Host: Abstracts of Annual Meeting of the Geochemical Society of Japan
Name : Abstracts of Annual Meeting of the Geochemical Society of Japan
Number : 72
Date : September 07, 2025 - September 19, 2025
Pages 253-
Chemical weathering modulates carbon transfer between the crust, hydrosphere, and atmosphere. Globally, the pyrite-induced carbonate weathering and the oxidation of petrogenic organic carbon rival the drawdown of the atmospheric CO2 by silicate weathering and burial of biospheric carbon. Here we examine these two elusive issues, using Taiwan as a template for chemical weathering in an active tectonic region. We performed geochemical and molecular analyses of river water and other materials collected from a rapidly exhuming catchment. In addition to solute generation driven primarily by pyrite-induced carbonate weathering, highly skewed microbial community compositions with abundant Sulfuricurvum and Thiobacillus members were detected during high-water periods.

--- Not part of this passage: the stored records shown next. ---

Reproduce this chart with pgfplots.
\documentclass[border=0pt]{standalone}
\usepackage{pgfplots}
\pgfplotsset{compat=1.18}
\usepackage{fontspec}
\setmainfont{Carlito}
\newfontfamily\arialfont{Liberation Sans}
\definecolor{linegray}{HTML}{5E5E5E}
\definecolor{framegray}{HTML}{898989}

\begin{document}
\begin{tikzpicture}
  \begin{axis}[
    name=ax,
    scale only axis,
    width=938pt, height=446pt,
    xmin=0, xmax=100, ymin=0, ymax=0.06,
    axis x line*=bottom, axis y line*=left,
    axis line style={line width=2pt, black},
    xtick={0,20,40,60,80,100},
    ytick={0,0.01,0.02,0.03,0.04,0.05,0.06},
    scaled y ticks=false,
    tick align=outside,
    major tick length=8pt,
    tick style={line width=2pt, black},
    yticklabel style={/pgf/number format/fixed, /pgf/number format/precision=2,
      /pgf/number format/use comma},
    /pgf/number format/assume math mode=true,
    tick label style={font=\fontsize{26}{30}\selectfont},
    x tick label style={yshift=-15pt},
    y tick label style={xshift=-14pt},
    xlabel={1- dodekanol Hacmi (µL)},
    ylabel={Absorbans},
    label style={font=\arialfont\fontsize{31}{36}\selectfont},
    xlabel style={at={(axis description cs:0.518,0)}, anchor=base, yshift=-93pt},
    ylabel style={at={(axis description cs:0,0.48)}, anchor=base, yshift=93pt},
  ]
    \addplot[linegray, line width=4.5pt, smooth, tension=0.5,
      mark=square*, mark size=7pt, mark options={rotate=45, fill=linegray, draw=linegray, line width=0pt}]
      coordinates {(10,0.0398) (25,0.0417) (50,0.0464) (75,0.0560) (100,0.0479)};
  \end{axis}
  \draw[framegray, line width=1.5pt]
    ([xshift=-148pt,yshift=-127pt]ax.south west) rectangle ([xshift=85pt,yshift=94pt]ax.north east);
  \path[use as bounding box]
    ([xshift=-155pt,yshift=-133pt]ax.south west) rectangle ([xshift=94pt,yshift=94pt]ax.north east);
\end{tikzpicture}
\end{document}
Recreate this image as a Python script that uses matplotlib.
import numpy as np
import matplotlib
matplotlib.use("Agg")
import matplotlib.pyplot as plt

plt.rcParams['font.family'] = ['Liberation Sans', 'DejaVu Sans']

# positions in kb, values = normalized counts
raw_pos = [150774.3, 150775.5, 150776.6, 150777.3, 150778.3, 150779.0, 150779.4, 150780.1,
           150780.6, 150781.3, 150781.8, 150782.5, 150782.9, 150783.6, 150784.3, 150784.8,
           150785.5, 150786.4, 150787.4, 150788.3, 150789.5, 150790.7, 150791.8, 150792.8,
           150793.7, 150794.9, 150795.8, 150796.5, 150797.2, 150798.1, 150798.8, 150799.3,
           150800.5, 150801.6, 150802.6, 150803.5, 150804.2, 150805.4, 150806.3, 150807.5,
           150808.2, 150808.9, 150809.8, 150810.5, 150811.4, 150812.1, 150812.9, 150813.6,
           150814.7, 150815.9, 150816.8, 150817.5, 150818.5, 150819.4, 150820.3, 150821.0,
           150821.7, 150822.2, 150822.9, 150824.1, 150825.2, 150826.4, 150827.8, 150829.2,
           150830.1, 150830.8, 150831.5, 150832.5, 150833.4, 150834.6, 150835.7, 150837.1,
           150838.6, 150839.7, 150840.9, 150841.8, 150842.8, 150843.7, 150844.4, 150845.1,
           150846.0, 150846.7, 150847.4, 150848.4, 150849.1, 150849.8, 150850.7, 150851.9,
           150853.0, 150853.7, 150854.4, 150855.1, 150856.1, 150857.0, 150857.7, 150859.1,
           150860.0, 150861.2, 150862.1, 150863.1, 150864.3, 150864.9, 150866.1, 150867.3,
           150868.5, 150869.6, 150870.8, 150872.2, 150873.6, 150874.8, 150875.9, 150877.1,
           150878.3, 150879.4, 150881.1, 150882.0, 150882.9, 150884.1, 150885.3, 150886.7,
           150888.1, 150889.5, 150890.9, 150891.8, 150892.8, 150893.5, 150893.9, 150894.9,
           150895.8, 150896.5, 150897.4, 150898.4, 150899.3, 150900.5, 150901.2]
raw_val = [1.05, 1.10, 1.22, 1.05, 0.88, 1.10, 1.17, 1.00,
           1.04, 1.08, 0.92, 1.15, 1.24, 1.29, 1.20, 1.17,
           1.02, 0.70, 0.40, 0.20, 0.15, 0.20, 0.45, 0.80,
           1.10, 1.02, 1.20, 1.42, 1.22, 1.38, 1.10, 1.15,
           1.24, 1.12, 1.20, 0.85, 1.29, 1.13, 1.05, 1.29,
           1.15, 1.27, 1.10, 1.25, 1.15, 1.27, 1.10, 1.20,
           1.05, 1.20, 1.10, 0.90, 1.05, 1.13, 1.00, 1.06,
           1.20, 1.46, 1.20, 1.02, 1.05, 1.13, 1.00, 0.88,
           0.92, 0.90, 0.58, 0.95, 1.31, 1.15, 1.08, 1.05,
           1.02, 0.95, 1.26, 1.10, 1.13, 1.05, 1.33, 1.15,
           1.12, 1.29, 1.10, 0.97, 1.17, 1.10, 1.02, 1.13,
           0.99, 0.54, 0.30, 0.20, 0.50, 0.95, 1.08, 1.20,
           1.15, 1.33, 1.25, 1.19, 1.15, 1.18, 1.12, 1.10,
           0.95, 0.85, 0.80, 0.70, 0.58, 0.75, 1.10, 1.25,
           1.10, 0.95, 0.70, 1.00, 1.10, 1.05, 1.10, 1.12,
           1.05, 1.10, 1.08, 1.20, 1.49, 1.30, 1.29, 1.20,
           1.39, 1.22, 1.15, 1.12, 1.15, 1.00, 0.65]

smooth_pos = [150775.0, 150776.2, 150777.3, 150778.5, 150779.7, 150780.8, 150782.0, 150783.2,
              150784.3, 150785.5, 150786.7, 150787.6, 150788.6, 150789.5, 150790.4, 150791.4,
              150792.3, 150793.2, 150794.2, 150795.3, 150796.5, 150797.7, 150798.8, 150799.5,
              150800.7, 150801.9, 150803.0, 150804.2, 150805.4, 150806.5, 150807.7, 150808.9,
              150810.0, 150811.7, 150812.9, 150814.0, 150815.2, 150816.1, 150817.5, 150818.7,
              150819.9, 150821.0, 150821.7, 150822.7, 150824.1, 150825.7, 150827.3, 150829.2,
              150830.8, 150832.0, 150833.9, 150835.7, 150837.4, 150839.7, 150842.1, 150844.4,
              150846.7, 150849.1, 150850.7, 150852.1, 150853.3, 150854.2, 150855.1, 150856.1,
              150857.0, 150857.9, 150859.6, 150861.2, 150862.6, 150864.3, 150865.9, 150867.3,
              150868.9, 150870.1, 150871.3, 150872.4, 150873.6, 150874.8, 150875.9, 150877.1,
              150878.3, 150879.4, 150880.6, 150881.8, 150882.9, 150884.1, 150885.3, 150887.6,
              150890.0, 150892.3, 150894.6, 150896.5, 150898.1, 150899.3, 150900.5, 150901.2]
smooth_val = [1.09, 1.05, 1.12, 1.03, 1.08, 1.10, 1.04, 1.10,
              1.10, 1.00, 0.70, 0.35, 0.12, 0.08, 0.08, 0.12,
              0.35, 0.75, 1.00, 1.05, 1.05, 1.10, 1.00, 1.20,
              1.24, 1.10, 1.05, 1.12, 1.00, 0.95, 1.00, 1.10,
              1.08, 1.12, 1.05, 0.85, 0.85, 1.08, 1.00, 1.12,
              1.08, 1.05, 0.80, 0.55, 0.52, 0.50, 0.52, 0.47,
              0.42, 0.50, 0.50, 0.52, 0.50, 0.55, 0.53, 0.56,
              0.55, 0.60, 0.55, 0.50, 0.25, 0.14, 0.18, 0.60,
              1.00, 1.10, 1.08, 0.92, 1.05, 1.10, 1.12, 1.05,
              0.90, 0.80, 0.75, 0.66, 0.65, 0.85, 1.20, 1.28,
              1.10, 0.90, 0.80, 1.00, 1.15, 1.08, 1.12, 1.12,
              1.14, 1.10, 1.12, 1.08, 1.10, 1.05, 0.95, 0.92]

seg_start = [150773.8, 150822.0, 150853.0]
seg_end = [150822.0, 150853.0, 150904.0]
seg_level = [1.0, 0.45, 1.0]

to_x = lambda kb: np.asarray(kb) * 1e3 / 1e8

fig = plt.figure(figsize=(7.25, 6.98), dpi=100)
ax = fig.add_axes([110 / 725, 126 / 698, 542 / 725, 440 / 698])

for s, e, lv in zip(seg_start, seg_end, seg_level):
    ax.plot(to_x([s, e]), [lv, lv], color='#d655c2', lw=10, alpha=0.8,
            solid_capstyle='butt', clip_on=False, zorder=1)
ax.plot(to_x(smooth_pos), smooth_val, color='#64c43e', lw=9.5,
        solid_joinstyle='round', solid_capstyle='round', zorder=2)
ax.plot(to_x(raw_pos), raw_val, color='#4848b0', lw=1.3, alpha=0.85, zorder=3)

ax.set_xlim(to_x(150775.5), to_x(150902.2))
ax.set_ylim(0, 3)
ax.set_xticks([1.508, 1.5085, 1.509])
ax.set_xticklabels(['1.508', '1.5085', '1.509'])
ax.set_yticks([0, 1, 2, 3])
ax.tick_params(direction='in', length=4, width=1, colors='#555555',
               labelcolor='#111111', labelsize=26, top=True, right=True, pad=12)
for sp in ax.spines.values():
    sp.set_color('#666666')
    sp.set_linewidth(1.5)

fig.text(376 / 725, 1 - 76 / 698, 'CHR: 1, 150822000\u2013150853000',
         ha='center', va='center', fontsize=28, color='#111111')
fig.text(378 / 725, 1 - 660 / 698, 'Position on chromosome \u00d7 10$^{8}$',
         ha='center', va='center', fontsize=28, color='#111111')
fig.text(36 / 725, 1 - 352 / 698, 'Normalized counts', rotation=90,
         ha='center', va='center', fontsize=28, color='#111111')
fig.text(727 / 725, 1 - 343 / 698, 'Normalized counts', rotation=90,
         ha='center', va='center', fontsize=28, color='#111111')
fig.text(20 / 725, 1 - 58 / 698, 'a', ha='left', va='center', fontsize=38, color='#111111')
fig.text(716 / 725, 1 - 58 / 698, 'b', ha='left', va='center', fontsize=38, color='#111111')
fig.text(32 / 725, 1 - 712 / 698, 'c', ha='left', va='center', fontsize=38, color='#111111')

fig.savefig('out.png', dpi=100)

The yields of these taxa were also correlated with those of sulfate and sediments, suggesting that pyrite oxidation and carbonate dissolution were facilitated by sulfur-respiring microorganisms inhabiting erodible materials at a pace comparable to the supply of sulfur-bearing minerals through rapid exhumation. The net CO2 export regulated by such potentially supply-limited, microbially-mediated mineral weathering greatly surpasses the global average, highlighting active orogens in high-standing islands as important CO2 contributors, rendered by tandem biotic and abiotic processes. Besides, we demonstrated the transformation of petrogenic organic carbon from the same catchment and its connecting submarine canyon. Our Raman analyses indicate that while highly graphitized carbon in slate/schist transformed into a disordered form during soil development, the preferential elimination of the disordered form was found along submarine transit. Additionally, quartz/ rutile outperformed mica in protecting petrogenic organic carbon from transport abrasion and microbial degradation. Such a high oxidative flux ranks among the greatest levels around the world and highlights tectonically active islands and the surrounding marine systems as a hotspot of carbon emission.